-- Challenge --
Beginning with the first line, set down every line through the one containing "const gridTicks = [0, 50, 100, 150, 200, 250, 300, 350];", exactly as it appears, but not the pictures.

-- Given information --
◇ ◇ ◇ ◇ ◇ ◇ ◇

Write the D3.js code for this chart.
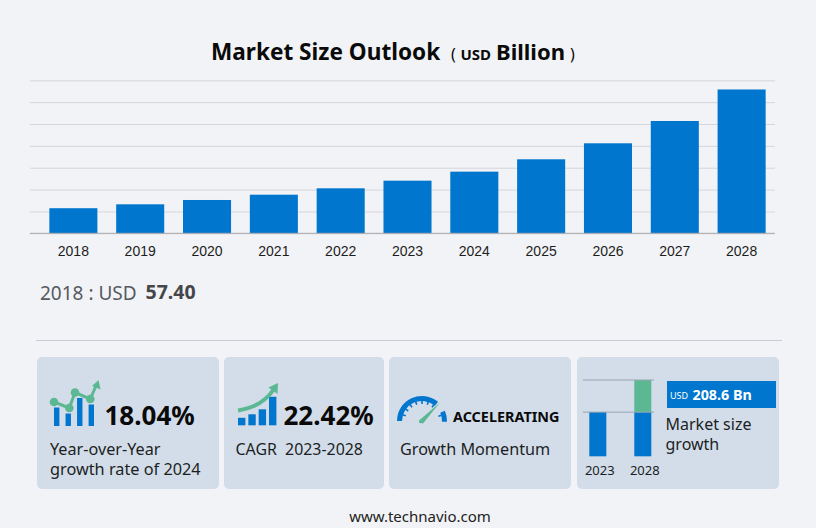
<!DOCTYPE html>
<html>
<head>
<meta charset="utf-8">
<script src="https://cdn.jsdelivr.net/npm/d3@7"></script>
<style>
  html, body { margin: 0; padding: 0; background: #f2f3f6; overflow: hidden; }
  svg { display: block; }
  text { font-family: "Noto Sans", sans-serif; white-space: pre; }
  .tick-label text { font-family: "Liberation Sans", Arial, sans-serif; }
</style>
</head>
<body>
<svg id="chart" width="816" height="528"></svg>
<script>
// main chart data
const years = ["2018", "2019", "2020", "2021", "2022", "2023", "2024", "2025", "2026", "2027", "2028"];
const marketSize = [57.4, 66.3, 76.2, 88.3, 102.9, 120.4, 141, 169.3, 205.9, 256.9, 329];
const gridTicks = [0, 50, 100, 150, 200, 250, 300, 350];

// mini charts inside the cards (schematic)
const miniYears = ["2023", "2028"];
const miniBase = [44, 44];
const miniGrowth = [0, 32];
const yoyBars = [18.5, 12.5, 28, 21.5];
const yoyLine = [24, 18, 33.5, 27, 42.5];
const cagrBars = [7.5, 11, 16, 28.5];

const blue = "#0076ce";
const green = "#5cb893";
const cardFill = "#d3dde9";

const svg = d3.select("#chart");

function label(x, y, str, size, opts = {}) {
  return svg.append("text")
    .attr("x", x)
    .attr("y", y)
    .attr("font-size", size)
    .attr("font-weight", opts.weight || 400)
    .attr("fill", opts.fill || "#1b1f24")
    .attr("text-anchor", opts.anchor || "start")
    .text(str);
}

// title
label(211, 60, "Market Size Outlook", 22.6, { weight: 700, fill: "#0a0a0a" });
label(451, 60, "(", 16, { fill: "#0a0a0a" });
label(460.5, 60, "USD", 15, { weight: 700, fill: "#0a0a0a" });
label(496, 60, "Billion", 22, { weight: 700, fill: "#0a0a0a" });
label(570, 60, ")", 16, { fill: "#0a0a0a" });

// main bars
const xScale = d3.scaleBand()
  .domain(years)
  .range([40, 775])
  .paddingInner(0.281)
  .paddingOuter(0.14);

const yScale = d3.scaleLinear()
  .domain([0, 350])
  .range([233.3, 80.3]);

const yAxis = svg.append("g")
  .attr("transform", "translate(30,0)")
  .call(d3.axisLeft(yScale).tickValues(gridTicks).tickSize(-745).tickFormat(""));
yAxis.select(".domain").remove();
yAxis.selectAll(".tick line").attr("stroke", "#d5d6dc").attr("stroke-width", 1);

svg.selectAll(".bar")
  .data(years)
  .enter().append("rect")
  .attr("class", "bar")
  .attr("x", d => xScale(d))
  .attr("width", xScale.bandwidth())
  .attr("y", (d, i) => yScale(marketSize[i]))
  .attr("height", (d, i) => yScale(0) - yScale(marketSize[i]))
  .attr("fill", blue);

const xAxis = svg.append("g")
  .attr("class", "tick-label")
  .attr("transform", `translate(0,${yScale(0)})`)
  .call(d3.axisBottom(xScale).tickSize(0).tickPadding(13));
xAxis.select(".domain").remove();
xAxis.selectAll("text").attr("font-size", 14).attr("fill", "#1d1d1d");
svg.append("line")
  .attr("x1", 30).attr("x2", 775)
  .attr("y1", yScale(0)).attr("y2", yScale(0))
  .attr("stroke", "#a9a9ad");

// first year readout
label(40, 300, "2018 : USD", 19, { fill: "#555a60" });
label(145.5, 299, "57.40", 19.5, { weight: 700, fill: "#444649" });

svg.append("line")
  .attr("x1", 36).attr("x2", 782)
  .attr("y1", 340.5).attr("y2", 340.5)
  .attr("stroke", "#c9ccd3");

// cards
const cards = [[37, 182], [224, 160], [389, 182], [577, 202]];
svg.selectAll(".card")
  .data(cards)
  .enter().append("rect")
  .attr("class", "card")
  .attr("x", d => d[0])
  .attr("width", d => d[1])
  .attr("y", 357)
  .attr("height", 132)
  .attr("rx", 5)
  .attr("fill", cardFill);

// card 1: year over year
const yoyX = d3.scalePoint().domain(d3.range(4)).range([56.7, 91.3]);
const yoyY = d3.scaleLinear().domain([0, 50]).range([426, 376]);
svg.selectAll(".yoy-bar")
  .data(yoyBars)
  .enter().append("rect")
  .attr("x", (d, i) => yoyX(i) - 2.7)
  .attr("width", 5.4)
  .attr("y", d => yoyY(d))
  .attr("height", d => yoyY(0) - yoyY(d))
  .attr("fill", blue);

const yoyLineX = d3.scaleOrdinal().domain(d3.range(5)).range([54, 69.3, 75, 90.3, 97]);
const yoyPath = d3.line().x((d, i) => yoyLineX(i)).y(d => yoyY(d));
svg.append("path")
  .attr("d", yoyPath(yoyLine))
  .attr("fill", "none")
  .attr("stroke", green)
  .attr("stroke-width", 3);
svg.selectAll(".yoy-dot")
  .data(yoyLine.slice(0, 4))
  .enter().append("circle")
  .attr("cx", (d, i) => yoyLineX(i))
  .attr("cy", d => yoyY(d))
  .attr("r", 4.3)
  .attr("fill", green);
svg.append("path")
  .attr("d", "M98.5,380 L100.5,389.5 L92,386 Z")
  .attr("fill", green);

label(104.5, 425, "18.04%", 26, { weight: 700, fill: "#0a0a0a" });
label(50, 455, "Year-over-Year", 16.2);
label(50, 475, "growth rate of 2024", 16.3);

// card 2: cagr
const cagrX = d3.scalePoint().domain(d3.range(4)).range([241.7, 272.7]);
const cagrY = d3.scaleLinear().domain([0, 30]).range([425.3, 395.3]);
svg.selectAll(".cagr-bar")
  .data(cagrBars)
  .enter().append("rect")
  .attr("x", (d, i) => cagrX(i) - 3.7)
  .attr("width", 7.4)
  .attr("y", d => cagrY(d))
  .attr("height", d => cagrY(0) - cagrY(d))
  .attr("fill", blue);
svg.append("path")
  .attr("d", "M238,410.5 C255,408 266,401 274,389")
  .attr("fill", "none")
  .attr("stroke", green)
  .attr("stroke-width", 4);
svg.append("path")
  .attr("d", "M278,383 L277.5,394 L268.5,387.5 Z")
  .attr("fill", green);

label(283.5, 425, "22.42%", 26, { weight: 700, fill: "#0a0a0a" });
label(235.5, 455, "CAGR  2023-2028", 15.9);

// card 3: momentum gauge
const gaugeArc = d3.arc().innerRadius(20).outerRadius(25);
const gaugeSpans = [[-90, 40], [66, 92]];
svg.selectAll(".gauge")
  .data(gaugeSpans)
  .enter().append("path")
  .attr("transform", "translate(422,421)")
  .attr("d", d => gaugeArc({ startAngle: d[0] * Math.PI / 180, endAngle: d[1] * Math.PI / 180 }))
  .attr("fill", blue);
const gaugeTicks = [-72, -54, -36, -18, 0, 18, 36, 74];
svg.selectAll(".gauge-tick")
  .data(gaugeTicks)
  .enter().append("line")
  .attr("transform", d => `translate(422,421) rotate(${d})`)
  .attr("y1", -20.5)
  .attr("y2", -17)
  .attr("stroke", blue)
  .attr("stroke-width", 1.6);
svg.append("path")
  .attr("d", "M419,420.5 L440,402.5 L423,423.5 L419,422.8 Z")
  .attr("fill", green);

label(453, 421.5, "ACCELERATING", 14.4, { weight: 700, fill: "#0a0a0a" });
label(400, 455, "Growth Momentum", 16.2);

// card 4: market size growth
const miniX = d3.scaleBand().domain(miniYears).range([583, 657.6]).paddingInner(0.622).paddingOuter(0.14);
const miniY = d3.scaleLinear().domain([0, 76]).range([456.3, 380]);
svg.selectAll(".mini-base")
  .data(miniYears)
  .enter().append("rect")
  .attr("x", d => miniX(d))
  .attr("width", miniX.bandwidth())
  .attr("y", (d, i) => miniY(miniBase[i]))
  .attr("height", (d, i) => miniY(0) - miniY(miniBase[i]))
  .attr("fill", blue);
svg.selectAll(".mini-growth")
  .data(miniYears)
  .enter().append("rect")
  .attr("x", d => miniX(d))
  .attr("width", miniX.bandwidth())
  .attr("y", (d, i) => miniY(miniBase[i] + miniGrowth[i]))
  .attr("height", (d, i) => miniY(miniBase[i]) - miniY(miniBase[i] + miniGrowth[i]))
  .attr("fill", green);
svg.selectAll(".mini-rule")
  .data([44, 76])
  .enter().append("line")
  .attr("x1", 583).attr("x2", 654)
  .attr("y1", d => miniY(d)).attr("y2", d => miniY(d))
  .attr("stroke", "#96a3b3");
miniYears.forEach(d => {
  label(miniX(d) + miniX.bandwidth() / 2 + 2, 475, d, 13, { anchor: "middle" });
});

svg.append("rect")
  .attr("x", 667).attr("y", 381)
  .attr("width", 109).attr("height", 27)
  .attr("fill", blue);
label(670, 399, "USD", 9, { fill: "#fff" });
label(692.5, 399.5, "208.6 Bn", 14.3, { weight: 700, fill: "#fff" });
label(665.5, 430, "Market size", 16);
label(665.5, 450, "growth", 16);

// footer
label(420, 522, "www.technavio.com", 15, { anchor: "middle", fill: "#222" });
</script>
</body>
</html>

◇ ◇ ◇ ◇ ◇ ◇ ◇

-- Written response --
Write the D3.js code for this chart.
<!DOCTYPE html>
<html>
<head>
<meta charset="utf-8">
<script src="https://cdn.jsdelivr.net/npm/d3@7"></script>
<style>
  html, body { margin: 0; padding: 0; background: #f2f3f6; overflow: hidden; }
  svg { display: block; }
  text { font-family: "Noto Sans", sans-serif; white-space: pre; }
  .tick-label text { font-family: "Liberation Sans", Arial, sans-serif; }
</style>
</head>
<body>
<svg id="chart" width="816" height="528"></svg>
<script>
// main chart data
const years = ["2018", "2019", "2020", "2021", "2022", "2023", "2024", "2025", "2026", "2027", "2028"];
const marketSize = [57.4, 66.3, 76.2, 88.3, 102.9, 120.4, 141, 169.3, 205.9, 256.9, 329];
const gridTicks = [0, 50, 100, 150, 200, 250, 300, 350];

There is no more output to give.